Creo que es consecuencia de mi melomanía, en una
mezcla de géneros tan ecléctica como para algunos incomprensible. Pero juro que
es compatible escuchar un fado de Mariza o Dulce Pontes después de un aria
pirotécnica de Vivaldi cantada por Cecilia Bartoli; o una copla de la Piquer
después del Adagio for strings de Barber; o a Conchita Wurst, última ganadora
de Eurovisión tras el Preludio de la suite para chelo número 1 de Bach.
Llamadme sacrílego. Me encanta.
Pero la
música puede ser buena en cualquiera de sus acepciones, y llenar de contenido
todas y cada una de las secuencias de nuestra vida. Debe haber un tipo de
música para cada momento. Como en una película musical.
Soy adicto al término banda sonora. Si de mí dependiera iría por la vida con un altavoz conectado a mi cuerpo y a todos los contenidos musicales que me conforman y que caben en un MP3. Y en cada momento, en cada circunstancia, en cada situación compartiría con el mundo el fondo musical más apropiado para aquello que me estuviera sucediendo.
Incluso me animaría a bailar si la ocasión fuera propicia para ello, e improvisaría coreografías con la gente de la calle. Pararíamos el tráfico, o haríamos un número con los carritos de la compra en el hipermercado, o con mis compañeros teleoperadores rodaríamos con las sillas por el pasillo de la plataforma con los cascos puestos en la cabeza, o con el pasaje y la tripulación de los aviones nos pondríamos los chalecos salvavidas y moveríamos las manos y los brazos señalando las puertas de emergencia. Sería inagotable.
Por
supuesto que nos expresaríamos cantando, poniendo letra a las músicas que no la
tienen, alterando para la ocasión las ya existentes, o clavando las originales
si nos vinieran al pelo. No creo que haya una sola gota de sudor humano, una
sola traza de piel, un solo sentimiento que no haya sido ya reproducido
musicalmente, en cualquier género y época.
La mezcla
de estilos, la fusión, el eclecticismo es lo que nos queda a los melómanos no
inmovilistas, porque como en cualquier otro ámbito siempre habrá puristas que
bramen contra el desatino y la barbarie. Todo el mundo necesita un desahogo.

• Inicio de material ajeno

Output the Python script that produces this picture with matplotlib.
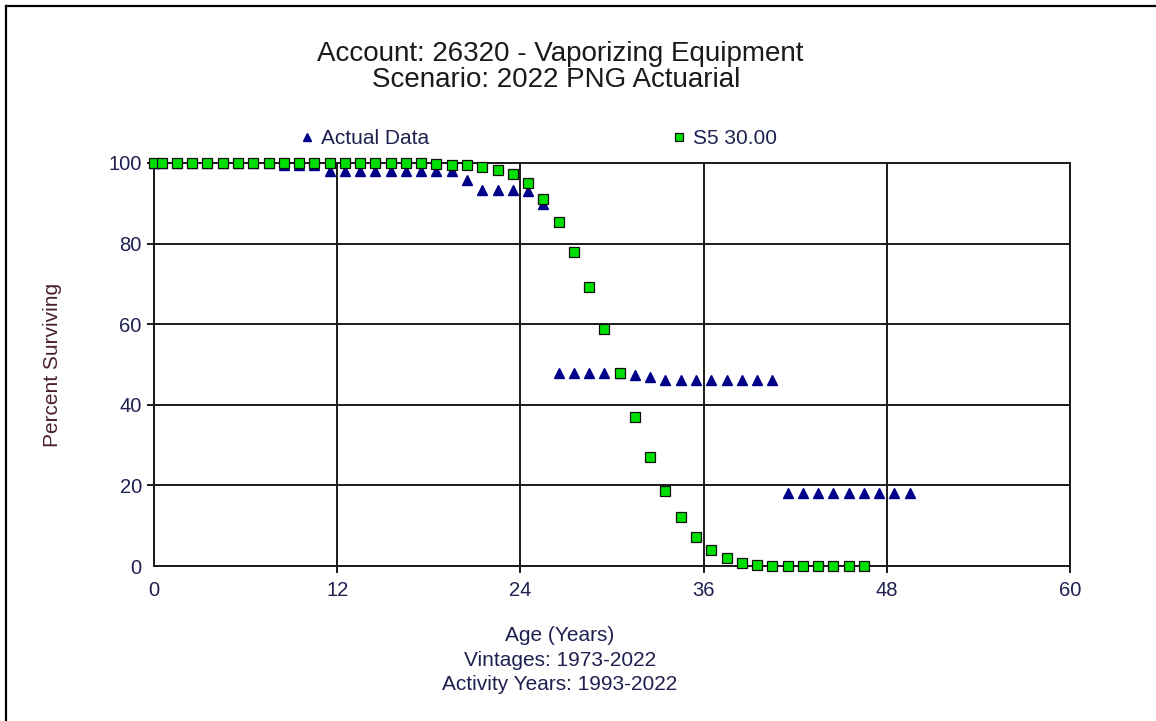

Seamos tolerantes hasta en eso.
A mí me basta
con las enseñanzas operísticas recibidas en mi infancia, las del pop de los
80,s que acompañaron mis novatadas adolescentes y a las que sigo sin poder
renunciar a bailar en una pista mientras tenga una gran bola de cristales de
discoteca sobre mi cabeza. Me basta con mi capacidad de búsqueda innata de
melodías, mi permeabilidad a ritmos acompasados de sentimientos y talento, todo
aquello, en fin que consiga remover mi capilaridad.
Es posible argumentar
una historia que combine narrativamente un texto hablado con música y baile. Se
ha hecho en el teatro y en el cine. Ver cómo ha sido posible recopilar los
grandes éxitos de Abba, sin alterarlos, y crear una historia de bodas y
paternidades en Mamma Mia!, me fascina. Ver cómo un genio del celuloide como
Woody Allen, para mí el más grande tejedor de historias cotidianas utilizando
como único aliño la piel humana, creó en Todos dicen I love you un elegante mosaico
neoyorkino, parisino y veneciano con personajes que manifiestan sus opiniones
sobre sexo y política cantando y bailando, me divierte y me emociona.
Hacerme feliz es muy fácil en el fondo. Sólo necesito música y una coreografía para sublimar cualquier momento. ¿Quién quiere protagonizar conmigo la siguiente escena?